Mais, avant la révolution, il y a la guerre. Pendant la période prochaine, Staline restera le satellite de Hitler. Pendant l’hiver qui vient, il ne prendra probablement aucune initiative. Avec la Finlande, il va conclure un compromis. Il cherche un autre compromis plus important avec le Japon contre les États-Unis. Tant que la position militaire de Hitler restera favorable (et il en sera ainsi en tout cas pendant la première année de la guerre), Staline se contentera de ce qu’il a déjà obtenu. Si l’Allemagne se trouve — et quand elle se trouvera — dans une situation difficile, et c’est inévitable, mais pas si vite, Staline essaiera de se dégager d’avec Hitler. Par exemple, il soviétisera les pays baltes et peut-être réclamera l’indépendance de la Pologne de Hitler, pour la soviétiser aussi, et il peut devenir actif dans les Balkans.
Tout cela n’est cependant que les convulsions finales de deux régimes totalitaires. L’effondrement militaire de Hitler provoquera inévitablement une révolution en Allemagne et les conséquences en seront le renversement de l’oligarchie de Staline en U.R.S.S. Déjà, dès maintenant, ces deux événements se dessinent comme ceux qui se matérialiseront le plus certainement au cœur du sanglant conflit.

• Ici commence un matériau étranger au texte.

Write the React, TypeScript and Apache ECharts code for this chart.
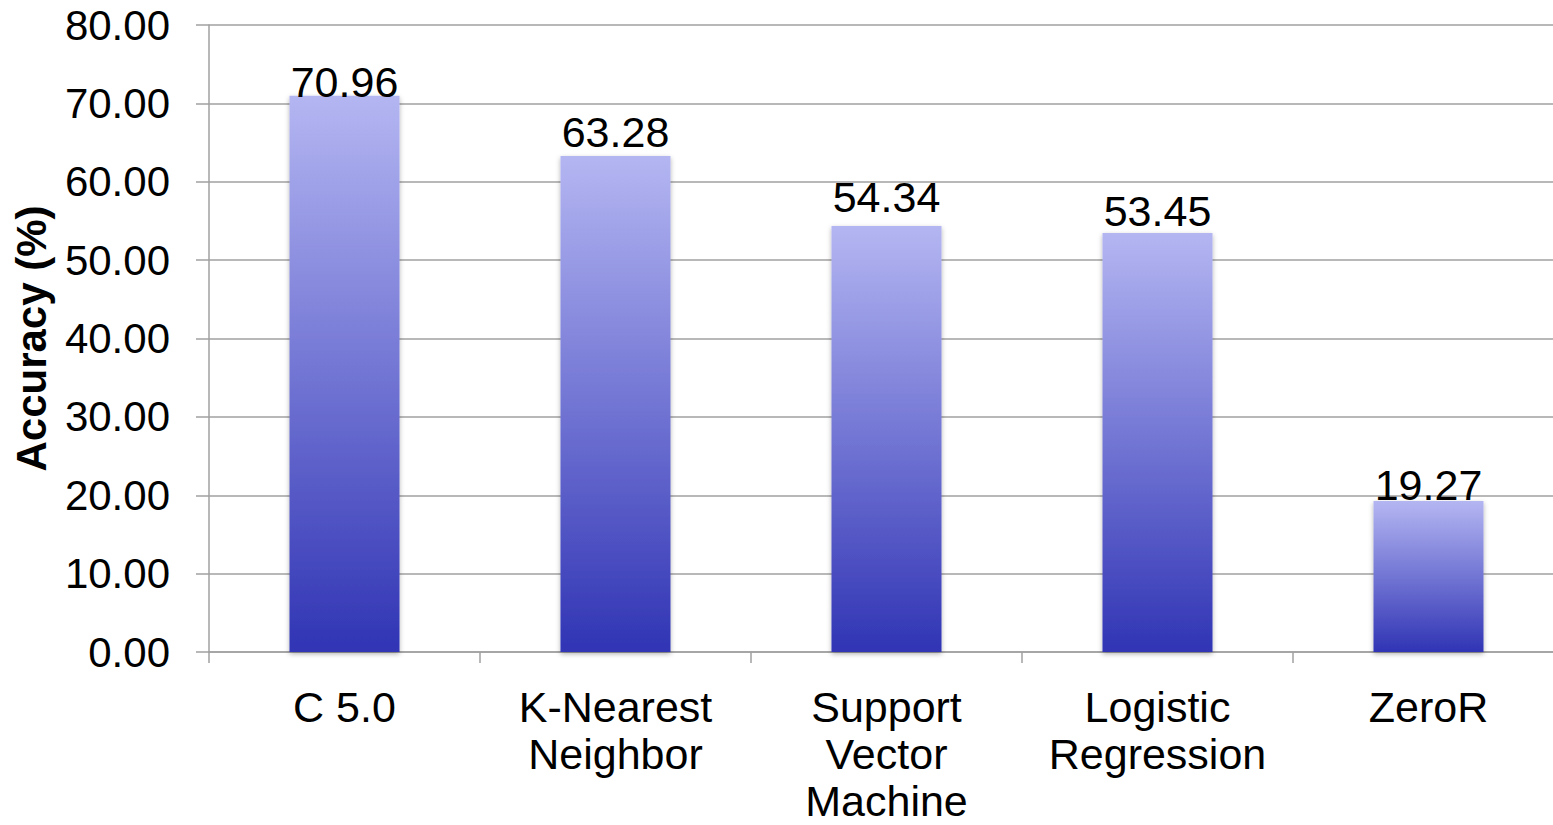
import React, { useEffect, useRef } from "react";
import * as echarts from "echarts";

const categories = ["C 5.0", "K-Nearest\nNeighbor", "Support\nVector\nMachine", "Logistic\nRegression", "ZeroR"];
const accuracy = [70.96, 63.28, 54.34, 53.45, 19.27];
const yAxisName = "Accuracy (%)";

// per-label gap above each bar (style only, as placed in the original)
const labelDistances = [-8, 3, 8, 1, -6];

export default function App() {
  const ref = useRef<HTMLDivElement>(null);
  useEffect(() => {
    if (!ref.current) return;
    const chart = echarts.init(ref.current, undefined, { renderer: "svg" });
    const font = "'Liberation Sans', Arial, Helvetica, sans-serif";
    const seriesData = accuracy.map((v, i) => ({ value: v, label: { distance: labelDistances[i] } }));
    chart.setOption({
      animation: false,
      backgroundColor: "#ffffff",
      grid: { left: 209, top: 25, bottom: 173, width: 1355, containLabel: false, outerBoundsMode: "none" },
      xAxis: {
        type: "category",
        data: categories,
        axisLine: { show: true, lineStyle: { color: "#a0a0a0", width: 1.5 } },
        axisTick: { show: true, alignWithLabel: false, length: 11, lineStyle: { color: "#a0a0a0", width: 1.5 } },
        axisLabel: { color: "#000", fontSize: 43, fontFamily: font, lineHeight: 47, margin: 31, interval: 0 },
        splitLine: { show: false },
      },
      yAxis: {
        type: "value",
        min: 0,
        max: 80,
        interval: 10,
        name: yAxisName,
        nameLocation: "middle",
        nameRotate: 90,
        nameGap: 157,
        nameTextStyle: { color: "#000", fontSize: 42, fontWeight: "bold", fontFamily: font },
        axisLine: { show: true, lineStyle: { color: "#a0a0a0", width: 1.5 } },
        axisTick: { show: true, length: 13, lineStyle: { color: "#a0a0a0", width: 1.5 } },
        axisLabel: { color: "#000", fontSize: 42, fontFamily: font, margin: 39, formatter: (v: number) => v.toFixed(2) },
        splitLine: { show: true, lineStyle: { color: "#a0a0a0", width: 1.5 } },
      },
      series: [
        {
          type: "bar",
          data: seriesData,
          barWidth: 110,
          itemStyle: {
            color: new echarts.graphic.LinearGradient(0, 0, 0, 1, [
              { offset: 0, color: "#b4b6f2" },
              { offset: 1, color: "#3034b4" },
            ]),
            shadowBlur: 5,
            shadowColor: "rgba(0,0,0,0.3)",
            shadowOffsetY: 2,
          },
          label: {
            show: true,
            position: "top",
            distance: -8,
            color: "#000",
            fontSize: 43,
            fontFamily: font,
            formatter: (p: any) => Number(p.value).toFixed(2),
          },
        },
      ],
    });
    return () => chart.dispose();
  }, []);
  return (
    <div
      ref={ref}
      style={{ position: "fixed", left: 0, top: 0, width: 1553, height: 825, background: "#fff" }}
    />
  );
}
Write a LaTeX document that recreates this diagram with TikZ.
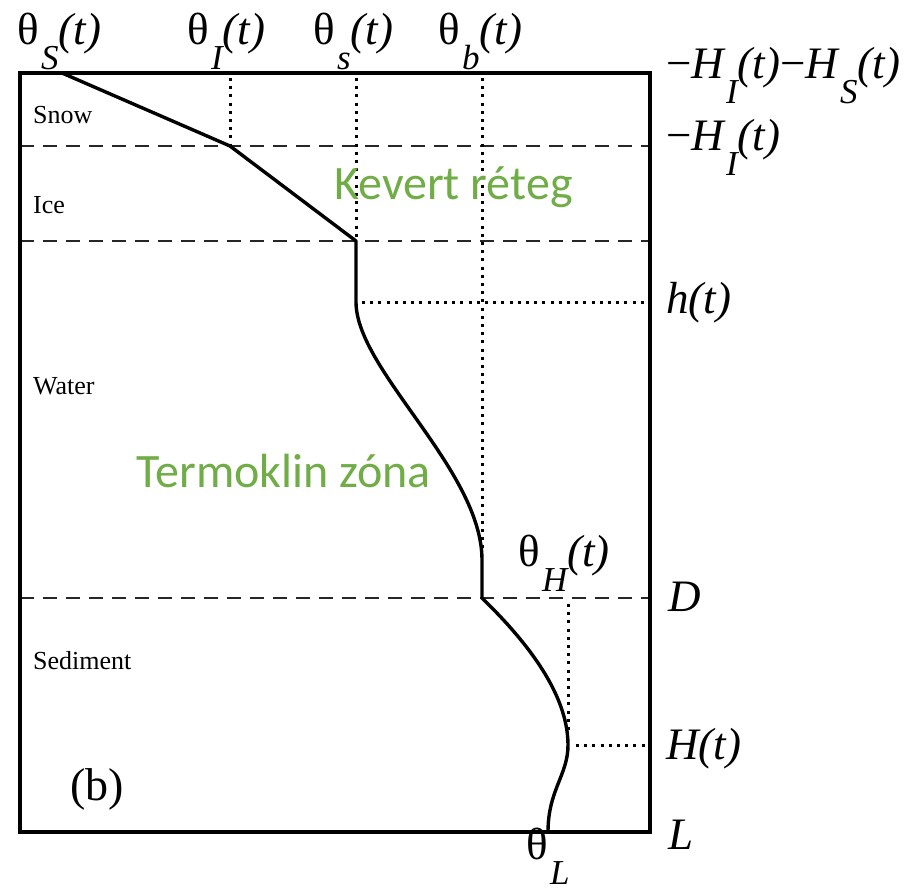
\documentclass[tikz,border=0pt]{standalone}
\usepackage{fontspec}
\setmainfont{Liberation Serif}
\newfontfamily\greenfont{Carlito}
\definecolor{labgreen}{RGB}{112,173,71}
\newcommand\subl[1]{\raisebox{-0.56em}{\fontsize{35}{35}\selectfont\itshape #1}}
\newcommand\thlab[1]{θ\kern0.05em\subl{#1}\textit{(t)}}
\begin{document}
\begin{tikzpicture}[x=1pt,y=-1pt,
  frame/.style={line width=3.4pt,line join=miter},
  layer/.style={line width=2pt,dash pattern=on 14pt off 9pt,black!85},
  guide/.style={line width=3pt,dash pattern=on 3pt off 5.2pt},
  profile/.style={line width=3.4pt,line join=round},
  biglab/.style={anchor=base west,inner sep=0pt,font=\fontsize{45}{45}\selectfont},
  rlab/.style={anchor=base west,inner sep=0pt,font=\fontsize{45}{45}\selectfont},
  laylab/.style={anchor=base west,inner sep=0pt,font=\fontsize{26}{26}\selectfont},
  greenlab/.style={anchor=base west,inner sep=0pt,text=labgreen,font=\greenfont\fontsize{48}{48}\selectfont}]
\useasboundingbox (0,0) rectangle (921,895);
% coordinates
\coordinate (TL) at (20,73);
\coordinate (BR) at (650,832);
\coordinate (pS) at (62,73);
\coordinate (pI) at (230,146);
\coordinate (ps) at (356,241);
\coordinate (ph) at (356,302);
\coordinate (pb) at (482,560);
\coordinate (pD) at (482,598);
\coordinate (pH) at (568,745);
\coordinate (pL) at (548,832);
% layer dashed lines
\draw[layer] (20,146) -- (650,146);
\draw[layer] (20,241) -- (650,241);
\draw[layer] (20,598) -- (650,598);
% guides
\draw[guide] (230,78) -- (pI);
\draw[guide] (356,78) -- (ps);
\draw[guide] (482,78) -- (482,548);
\draw[guide] (568,604) -- (568,735);
\draw[guide] (362,302) -- (650,302);
\draw[guide] (576,745) -- (650,745);
% frame
\draw[frame] (TL) rectangle (BR);
% profile
\draw[profile] (pS) -- (pI) -- (ps) -- (ph)
  .. controls (356,370) and (482,470) .. (pb) -- (pD)
  .. controls (520,635) and (568,690) .. (pH)
  .. controls (568,775) and (548,790) .. (pL);
% top labels
\node[biglab] (lS) at (17,44) {\thlab{S}};
\node[biglab] (lI) at (187,44) {\thlab{I}};
\node[biglab] (ls) at (313,44) {\thlab{s}};
\node[biglab] (lb) at (438,44) {\thlab{b}};
\node[biglab] (lH) at (518,566) {\thlab{H}};
\node[biglab] (lL) at (526,859) {θ\kern0.05em\subl{L}};
% right labels
\node[rlab] (r1) at (666,78) {−\textit{H}\subl{I}\textit{(t)}−\textit{H}\subl{S}\textit{(t)}};
\node[rlab] (r2) at (666,150) {−\textit{H}\subl{I}\textit{(t)}};
\node[rlab] (r3) at (666,313) {\textit{h(t)}};
\node[rlab] (r4) at (668,611) {\textit{D}};
\node[rlab] (r5) at (666,759) {\textit{H(t)}};
\node[rlab] (r6) at (668,849) {\textit{L}};
% layer labels
\node[laylab] (snow) at (33,123) {Snow};
\node[laylab] (ice) at (33,213) {Ice};
\node[laylab] (water) at (33,394) {Water};
\node[laylab] (sed) at (33,669) {Sediment};
\node[anchor=base west,inner sep=0pt,font=\fontsize{46}{46}\selectfont] (blab) at (70,800) {(b)};
% green labels
\node[greenlab] (kev) at (334,199) {Kevert réteg};
\node[greenlab] (term) at (136,487) {Termoklin zóna};
\end{tikzpicture}
\end{document}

Cette esquisse sera complétée par des données positives, les illustrations concrètes comme des caractérisations personnelles, et ainsi de suite. L’article sera de 3000 à 3500 mots.
Conditions pour un article
Cher Monsieur Collins,
Je joins un petit prospectus d’un article que je suis prêt à écrire aux conditions suivantes:
1. Life Magazine doit accepter ou refuser l’article sur la base de ce prospectus.
2. L’article devrait être d’environ 3 500 mots.
3. Life Magazine m’a payé 1 500 dollars pour le premier article qui leur a été vendu, sans déduction pour les impôts, etc. Pour le second article, ils proposent 2000 dollars. Je considère le prix de 1000 comme un minimum pour l’article que veut Life, après toutes les déductions y compris celle de la commission de l’agent.
Si je reçois un télégramme d’acceptation, j’enverrai le manuscrit russe dans une semaine à M. Malamuth qui aura besoin de quatre à cinq jours pour la traduction.